|Lived:||August 13, 1818—October 19, 1893 (aged 75)|
|Career:||Abolitionist, suffragist, women's rights activist|
Lucy Stone, abolitionist and women's rights activist, was born in West Brookfield, Massachusetts, on August 13, 1818. At the age of 16, after completing local schools, she taught and saved money for advanced study. She attended nearby Mount Holyoke Seminary for one term in 1839, but returned home to attend to the illness of a sister. Stone waited until 1843 to enroll at the Oberlin Collegiate Institute (later Oberlin College); upon her graduation in 1847, she became the first Massachusetts woman to earn a bachelor's degree.
Stone gave her first public talk on women's rights from her brother's pulpit in Gardner, Massachusetts, in December 1847. She was then hired as an agent for the Garrisonian Massachusetts Anti-Slavery Society the following year. In addition, she played a leading role in the burgeoning women's rights movement, serving as an organizer for its first national convention in Worcester, Massachusetts, in 1850. In 1855, Stone married hardware merchant, Henry Blackwell, though omitting the word "obey" from the vows. Stone also chose to keep her own surname.
During the Civil War, Stone joined other feminist-abolitionists to found the Women's National Loyal League, an organization committed to the full emancipation and enfranchisement of African Americans. When Reconstruction began, Stone became a founder of the American Equal Rights Association (AERA), a union of women's rights and abolition supporters determined to support the extension of voting rights irrespective of both race and sex. Under its advocacy, Stone made an extended tour of Kansas in 1867, campaigning for state constitutional recognition of equal rights for both women and African Americans. Federal congressional action, first on the Fourteenth Amendment- which provided civil rights for freed slaves while ensuring voter protection only for men- and then on the Fifteenth Amendment- which guaranteed equal rights without regard to color while pointedly neglecting the issue of sex- angered many women's rights supporters. This caused a division in the women's rights movement. Stone ultimately resigned herself to the provision of voting rights for African-American men, without accompanying enfranchisement of white or black women. In 1869, Stone, her husband, Mary Livermore, Julia Ward Howe, and others held a convention in Cleveland, at which they founded the rival American Woman Suffrage Association (AWSA), dedicated to achieving woman suffrage, especially through state-level legislation, while refusing to undermine achievements in African-American civil rights.

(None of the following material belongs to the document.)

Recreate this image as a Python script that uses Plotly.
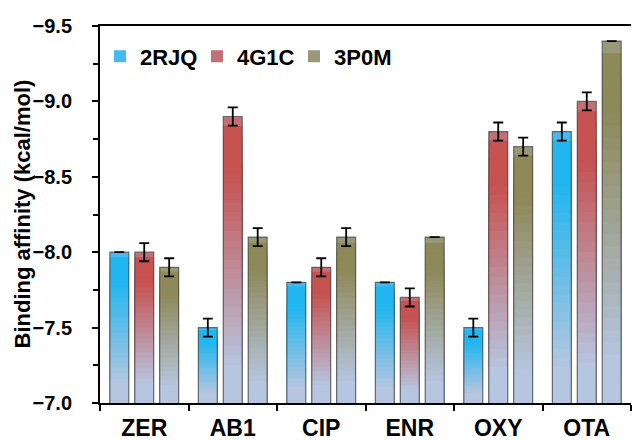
import plotly.graph_objects as go

categories = ["ZER", "AB1", "CIP", "ENR", "OXY", "OTA"]
series_names = ["2RJQ", "4G1C", "3P0M"]
vals_2rjq = [-8.0, -7.5, -7.8, -7.8, -7.5, -8.8]
vals_4g1c = [-8.0, -8.9, -7.9, -7.7, -8.8, -9.0]
vals_3p0m = [-7.9, -8.1, -8.1, -8.1, -8.7, -9.4]
err_2rjq = [0.0, 0.06, 0.0, 0.0, 0.06, 0.06]
err_4g1c = [0.06, 0.06, 0.06, 0.06, 0.06, 0.06]
err_3p0m = [0.06, 0.06, 0.06, 0.0, 0.06, 0.0]
y_title = "Binding affinity (kcal/mol)"

top_colors = [(33, 182, 240), (198, 82, 82), (142, 137, 88)]
bottom_color = (182, 198, 224)
BASE = -7.0
N_LAYERS = 30

series_vals = [vals_2rjq, vals_4g1c, vals_3p0m]
series_err = [err_2rjq, err_4g1c, err_3p0m]


def mix(c1, c2, t):
    return "rgb(%d,%d,%d)" % tuple(round(a + (b - a) * t) for a, b in zip(c1, c2))


fig = go.Figure()
font_family = "Liberation Sans, Arial, sans-serif"

for name, vals, errs, tc in zip(series_names, series_vals, series_err, top_colors):
    # gradient rendering layers (full bar first, then shorter, lighter ones on top)
    for k in range(N_LAYERS):
        f = 1 - k / N_LAYERS
        p = f - 0.5 / N_LAYERS
        s = min(1.0, max(0.0, (p - 0.12) / 0.68))
        col = mix(bottom_color, tc, s)
        fig.add_trace(go.Bar(
            x=categories,
            y=[BASE + (v - BASE) * f for v in vals],
            name=name,
            legendgroup=name,
            showlegend=(k == 0),
            offsetgroup=name,
            marker=dict(color=mix(bottom_color, tc, 0.75) if k == 0 else col, line=dict(width=0)),
            hoverinfo="skip",
        ))
    # outline + error bars
    fig.add_trace(go.Bar(
        x=categories,
        y=vals,
        name=name,
        legendgroup=name,
        showlegend=False,
        offsetgroup=name,
        marker=dict(color="rgba(0,0,0,0)", line=dict(color="rgba(70,70,70,0.75)", width=1.2)),
        error_y=dict(type="data", array=errs, visible=True, color="black", thickness=1.8, width=5),
    ))

fig.update_layout(
    width=632,
    height=440,
    margin=dict(l=100, r=1, t=26, b=37),
    barmode="group",
    bargap=0.155,
    bargroupgap=0.24,
    plot_bgcolor="white",
    paper_bgcolor="white",
    font=dict(family=font_family, color="black"),
    legend=dict(
        orientation="h",
        x=0.0, xanchor="left",
        y=0.919, yanchor="middle",
        font=dict(size=22, family=font_family, weight="bold"),
        itemwidth=30,
        entrywidth=52,
        bgcolor="rgba(0,0,0,0)",
        traceorder="normal",
    ),
    showlegend=True,
    annotations=[dict(
        text=y_title, textangle=-90,
        xref="paper", yref="paper", x=0, y=0.5, xshift=-78,
        xanchor="center", yanchor="middle", showarrow=False,
        font=dict(size=22, family=font_family, weight="bold", color="black"),
    )],
)

fig.update_xaxes(
    type="category",
    automargin=False,
    showline=True, linecolor="black", linewidth=2, mirror=True,
    ticks="outside", ticklen=6, tickwidth=2, tickcolor="black",
    tickson="boundaries",
    ticklabelstandoff=3,
    tickfont=dict(size=23, family=font_family, weight="bold"),
    showgrid=False,
)
fig.update_yaxes(
    range=[-7.0, -9.5],
    automargin=False,
    tick0=-9.5, dtick=0.5, tickformat=".1f",
    showline=True, linecolor="black", linewidth=2,
    ticks="outside", ticklen=6, tickwidth=2, tickcolor="black",
    minor=dict(dtick=0.25, ticks="outside", ticklen=5, tickwidth=2, tickcolor="black"),
    ticklabelstandoff=16,
    tickfont=dict(size=20, family=font_family, weight="bold"),
    showgrid=False,
    zeroline=False,
)

fig.write_html(
    "out.html",
    config={"displayModeBar": False},
    post_script="document.body.style.margin='0';document.body.style.overflow='hidden';",
)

In 1867, Stone and her husband relocated their household to Dorchester, Massachusetts, and raised capital for a newspaper, to be called the Woman's Journal, by selling shares in a joint stock company to Boston supporters. Livermore agreed to merge her Chicago-based reform paper, The Agitator, into the new publication, now issued from the Boston headquarters of the American Woman Suffrage Association. She remained editor-in-chief from the debut of the paper on January 1, 1870 until 1872, when Stone assumed primary responsibility for the weekly paper with assistance from her husband and, after 1882, their daughter, Alice.
Stone remained in demand as a suffrage speaker, addressing state legislatures, women's clubs, collegiate alumni, and political conventions from Colorado to Vermont, but increasingly, she focused her attention on the paper, which she likened to "big baby which never grew up, and always had to be fed." Devoted to the interests of woman, to her educational, industrial, legal and political equality, and especially to her right of suffrage, the Woman's Journal, and particularly Stone's writing, covered a vast array of events, history, and personalities. Ironically, Stone's principles blocked her one attempt to exercise her own right to suffrage; in 1879, she registered under the new Massachusetts law permitting women to vote in school elections, but her name was erased by officials who refused to accept her enrollment under her own, not her husband's, surname.
In 1890, Stone assisted the merger of the NWSA and the AWSA into the National American Woman Suffrage Association, becoming the chair of its executive committee, but her failing health kept her close to home except for occasions that honored her pioneering suffrage activism. Her last public appearance took her to the Congress of Representative Women at the Chicago World's Columbian Exposition in May 1893. After she died at her home on October 18, 1893, in Dorchester, Stone's was the first body cremated in New England.